Vans 'Shoe Tossing' Concept Art for an Advertising Campaign
Each one of us saw a pair of shoes dangling from a telephone wire or a power line. Some of us smiled, some scratched their heads, others came up with a bunch of outrageous conspiracy theories to explain this urban phenomenon..
This concept advert for Vans sneakers was created for "Inside Illustration / Branding: The illustrated brand" workshop by a brilliant illustrator Justin Poulter and hosted by The Association Of Illustrators.
The brief was to create a landscape ad of a trainer/running shoe using just 3 colours. I've decided to use the idea of shoe tossing or "shoefiti", a practice of throwing shoes whose shoelaces have been tied together so that they hang from overhead wires. The practice is common in the skateboarding culture and the dangling old sneakers can always be seen near skate parks. I find this phenomenon fascinating and in a way a beautiful part of urban life, so I thought it would fit Vans brand perfectly.
The composition I've used tells the viewer a story instead of being just a static pack shot of a shoe. Also using the sneakers only as a small detail in the overall picture makes it an eye-catching advert; by being slightly obscure it invites the viewer to stop and explore the image.

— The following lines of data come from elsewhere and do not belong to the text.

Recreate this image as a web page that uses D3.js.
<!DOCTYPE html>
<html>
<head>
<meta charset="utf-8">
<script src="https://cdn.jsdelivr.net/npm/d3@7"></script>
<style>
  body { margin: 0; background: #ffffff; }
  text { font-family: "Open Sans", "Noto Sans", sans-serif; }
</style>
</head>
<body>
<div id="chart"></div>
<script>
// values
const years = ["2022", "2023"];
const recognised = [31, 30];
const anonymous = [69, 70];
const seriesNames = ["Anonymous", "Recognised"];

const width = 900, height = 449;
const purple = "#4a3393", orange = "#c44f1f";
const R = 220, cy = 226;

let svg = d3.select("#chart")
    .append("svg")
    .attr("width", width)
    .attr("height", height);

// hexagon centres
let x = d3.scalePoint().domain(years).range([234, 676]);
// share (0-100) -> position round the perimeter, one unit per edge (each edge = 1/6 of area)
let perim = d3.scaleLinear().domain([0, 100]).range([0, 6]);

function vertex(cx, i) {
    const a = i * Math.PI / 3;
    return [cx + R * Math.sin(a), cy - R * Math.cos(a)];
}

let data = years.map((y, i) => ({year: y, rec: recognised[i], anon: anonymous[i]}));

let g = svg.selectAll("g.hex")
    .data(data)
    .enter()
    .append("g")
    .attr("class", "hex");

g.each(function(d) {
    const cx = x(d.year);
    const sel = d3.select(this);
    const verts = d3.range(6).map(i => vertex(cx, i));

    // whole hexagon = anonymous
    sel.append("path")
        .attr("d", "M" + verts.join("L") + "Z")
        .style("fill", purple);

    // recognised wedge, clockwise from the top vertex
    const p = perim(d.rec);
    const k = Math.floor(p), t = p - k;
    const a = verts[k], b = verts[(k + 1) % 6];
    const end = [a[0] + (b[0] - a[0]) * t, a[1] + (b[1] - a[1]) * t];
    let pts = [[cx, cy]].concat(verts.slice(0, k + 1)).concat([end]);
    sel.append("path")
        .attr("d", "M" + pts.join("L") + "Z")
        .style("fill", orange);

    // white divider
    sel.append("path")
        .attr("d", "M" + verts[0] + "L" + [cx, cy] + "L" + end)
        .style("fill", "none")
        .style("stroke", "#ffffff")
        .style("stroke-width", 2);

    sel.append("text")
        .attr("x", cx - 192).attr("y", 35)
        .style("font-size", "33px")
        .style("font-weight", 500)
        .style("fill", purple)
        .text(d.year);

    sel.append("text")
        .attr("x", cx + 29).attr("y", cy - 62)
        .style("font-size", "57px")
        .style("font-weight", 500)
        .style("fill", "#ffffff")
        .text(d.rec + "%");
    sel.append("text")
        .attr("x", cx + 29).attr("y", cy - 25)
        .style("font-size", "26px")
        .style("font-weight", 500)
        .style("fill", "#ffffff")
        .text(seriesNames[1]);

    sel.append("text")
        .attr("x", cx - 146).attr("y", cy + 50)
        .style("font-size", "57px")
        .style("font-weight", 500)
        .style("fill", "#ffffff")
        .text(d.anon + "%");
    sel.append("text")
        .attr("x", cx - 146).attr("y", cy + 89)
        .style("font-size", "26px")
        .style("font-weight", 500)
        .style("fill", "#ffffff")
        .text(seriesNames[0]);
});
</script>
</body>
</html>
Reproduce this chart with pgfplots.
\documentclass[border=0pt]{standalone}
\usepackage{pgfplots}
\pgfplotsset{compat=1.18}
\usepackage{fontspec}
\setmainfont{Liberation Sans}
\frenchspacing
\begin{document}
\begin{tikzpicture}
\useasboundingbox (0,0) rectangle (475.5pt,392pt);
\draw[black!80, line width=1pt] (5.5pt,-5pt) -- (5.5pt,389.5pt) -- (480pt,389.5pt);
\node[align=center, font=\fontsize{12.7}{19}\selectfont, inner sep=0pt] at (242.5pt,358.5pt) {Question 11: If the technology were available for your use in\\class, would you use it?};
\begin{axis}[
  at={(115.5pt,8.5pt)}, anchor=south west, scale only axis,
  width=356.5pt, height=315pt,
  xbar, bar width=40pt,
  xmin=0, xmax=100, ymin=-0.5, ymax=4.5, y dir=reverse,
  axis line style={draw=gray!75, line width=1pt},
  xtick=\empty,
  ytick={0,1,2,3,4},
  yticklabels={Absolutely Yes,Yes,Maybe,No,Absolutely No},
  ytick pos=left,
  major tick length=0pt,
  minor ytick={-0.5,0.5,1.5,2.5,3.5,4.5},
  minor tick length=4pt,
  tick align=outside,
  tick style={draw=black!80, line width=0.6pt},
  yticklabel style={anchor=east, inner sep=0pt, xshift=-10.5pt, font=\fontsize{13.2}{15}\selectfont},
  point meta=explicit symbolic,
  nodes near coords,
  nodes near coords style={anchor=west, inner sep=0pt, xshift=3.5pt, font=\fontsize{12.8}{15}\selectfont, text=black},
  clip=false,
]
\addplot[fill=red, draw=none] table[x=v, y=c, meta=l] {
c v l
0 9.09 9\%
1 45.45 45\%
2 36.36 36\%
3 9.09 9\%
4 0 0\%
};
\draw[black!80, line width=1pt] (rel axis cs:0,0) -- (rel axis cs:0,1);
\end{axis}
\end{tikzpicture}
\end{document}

After posting few images from this project on LinkedIn one comment raised the question whether shoe tossing is related to gang turfs and drug deals.. so apparently there is also this connotation in the US, but after a bit of a research it seems to be an urban myth which is largely unconfirmed.
Shoe tossing occurs in many cultures and dates way back. "In some cultures, shoes are flung as part of a rite of passage, like to commemorate the end of a school year or a forthcoming marriage." (Wiki)
I've always associated the practice with skateboarding culture or an act similar to "tagging".
There are in fact dozens of theories out there, so I probably agree the most with this conclusion: "It seems that they’re usually flung aloft for a multitude of reasons – or perhaps no reason at all – and trying to extract any kind of cultural significance from the custom is a waste of time." (urban75.org)
I'm also guilty of "marking the territory" this way in my teens and it wasn't drug/gang related.. I've done it because I found it rather amusing.